Ensuring that the government compensates property owners who are harmed by government decisions could be an important check on special interests’ power to impact the government’s response to climate change.
Practically speaking, there are various ways the takings doctrine could be broadened. Courts could simply decline to extend the public necessity exception to the context of climate change.
Or, more drastically, as various scholars have argued for, the Court could do away with the public necessity exception entirely.
The Court could also clarify the Penn Central framework or make it easier to bring a successful Penn Central claim—as other scholars have called for
—so that a sound public rationale for taking private property would not be dispositive in defeating a claim for a temporary or partial economic deprivation.
2. Liability for Inaction? — Applying the logic in section III.B.1 would lead one to the conclusion that the action–inaction distinction should have no relevance in determining when the government has to compensate property owners for the impacts of its decisions. If one goal of takings law is to force the government to make a utility-maximizing decision, the government should have to compensate those it has passively harmed through its decision to take no action, just the same as it should compensate those it actively harms.
Although this result might appeal to economists, it would be a significant expansion of the takings doctrine. A takings claim has always required some sort of government action.
Though at least one scholar has made out a credible case for when inaction could lead to a takings claim, liability for inaction would only arise in cases when property owners had been relying on government for protection
—a condition that would likely be lacking in most climate change takings cases, given governments’ generally slow policy response to the threat of climate change. All in all, imposing liability for government inaction would likely be an infeasible response to the question of government climate change adaptation, despite the theoretical and environmental appeal of such an approach.
C. Avoiding Undesirable Results from Broader Takings Liability
This section acknowledges three concerns that could result from broader government takings liability—discouraging the government from taking steps to adapt to climate change, placing an undue financial burden on government coffers, and disproportionately benefitting wealthy landowners—and discusses either why these potential problems will not materialize or how to minimize their downsides.
1. Discouraging Governments from Taking Adaptive Action. — One obvious result of broader government takings liability for climate change adaptation might be to discourage the government from taking aggressive steps to minimize the impacts of climate change.
Again, as discussed in section III.B.1, this need not be the case: If governments are simply acting to maximize social utility, then the result of broader government takings liability would simply be to discourage the government from taking inefficient steps to minimize the costs of climate change. Indeed, the purpose of imposing takings liability to begin with is not to prevent the government from acting—but to prevent it from acting inefficiently.

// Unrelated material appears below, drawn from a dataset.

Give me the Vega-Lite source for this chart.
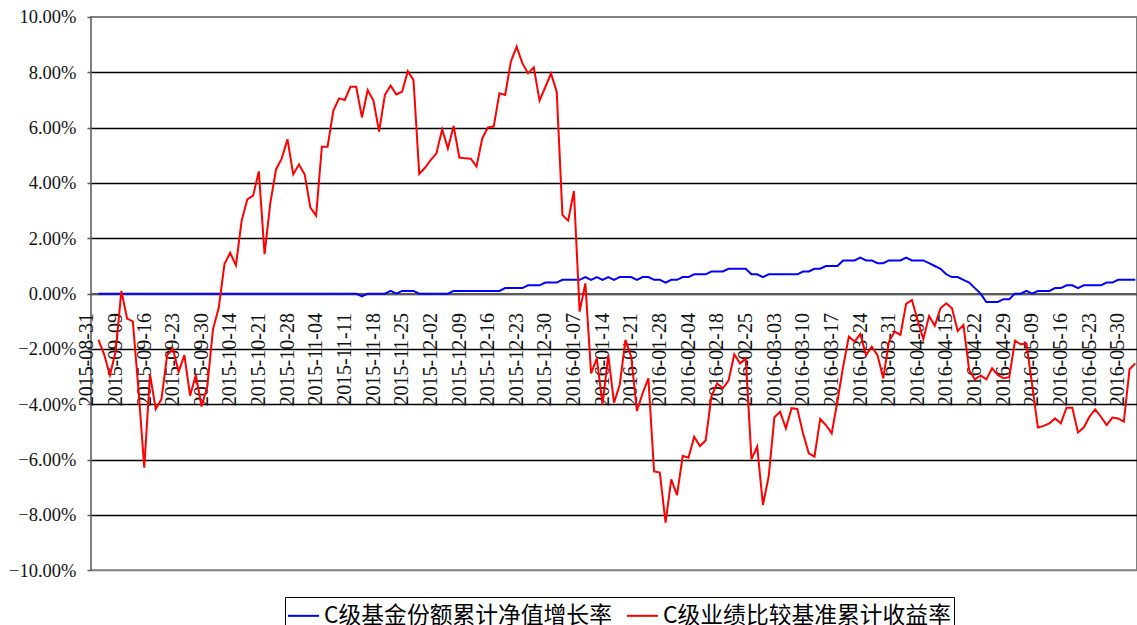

The concern that increased takings liability might decrease productive government action perhaps stems from the misconception that the government has wronged a property owner when it is found liable for a taking. But there is nothing inherently wrongful about a government action that results in a taking.
Rather, the role of the Takings Clause is to “secure compensation in the event of an otherwise proper interference amounting in a taking.”
It is not the role of the Takings Clause to punish the government for a wrongful incursion on the rights of private property holder, for oftentimes the government has no reasonable choice but to violate property rights for the public good.
2. Impacts on Governments’ Financial Resources. — While the concern about increased takings liability in and of itself seems misplaced, there is a valid concern that broader takings liability would put an undue strain on government coffers, diverting public funds away from other important purposes. Governments, after all, have finite resources and—particularly for state and local governments—are limited in their ability to accumulate debt.
There are two reasonable policy responses to the potential financial strain that increased takings liability may place on governments. First, broader takings liability reflects the belief that the costs of climate change should be borne by society as a whole and thus might best be accompanied by a corresponding increase in taxes.
Imposing takings liability in this case would, in essence, be a transfer of wealth from taxpayers collectively to those specific taxpayers whom the government has harmed through its climate change adaptations.
Second, there are statutory schemes governments could enact to minimize takings and litigation costs. For example, the government could set up a special compensation fund—similar to what it did after 9/11 to compensate victims’ families
—through which property owners could obtain fixed and immediate compensation and, in exchange, surrender all property claims against the government. The government could also incentivize more-resilient development in areas that are especially prone to floods and other natural disasters, the negative effects of which are likely to be exacerbated by climate change.
3. Concerns About Compensating Wealthy Landowners. — There might also be distributional concerns about broader takings liability—that, in some cases, individuals being compensated by the government could be wealthy beachfront property owners who least need the government’s help. Further research might be needed on the distributional impacts of broader takings liability to determine what sorts of property owners might be the main beneficiaries of such a legal change.
Even if the distributional impacts of increased takings liability do turn out to be a significant consideration, the efficiency arguments raised in section III.B.1 about incentivizing the government to maximize social utility still stand
—with the added caveat that, in maximizing utility, the government may have also exacerbated wealth inequality. Wealth and income inequality are serious problems facing the United States,
but tailoring takings law in the face of severe climate change adaptation seems like a suboptimal avenue for the government to pursue a redistributive agenda. Indeed, as Professor David Weisbach argues, such progressive changes are better brought about through the tax code or other policy avenues than through the legal system.
Conclusion
Societies around the world are already starting to feel the effects of climate change.
Within the next few decades, the human and economic costs could be staggering,
and governments will soon have to start grappling with the question of who should bear the costs of climate change. This presents a unique legal challenge for the court system, as longstanding Supreme Court precedents on flood-related takings indicate that the government should face takings liability when it intentionally causes flooding on a property owner’s parcel, while other precedent suggests that the government does not owe compensation for takings when it acts out of public necessity. Although the takings doctrine, as it currently stands, would likely allow costs to lie where they fall when the government adversely impacts property owners through its attempts to adapt to climate change, that is a shortcoming in the takings doctrine that can and should be corrected. By broadening takings liability, courts can help encourage governments to internalize the costs of climate change adaptation, leading to more efficient and fairer adaptation strategies.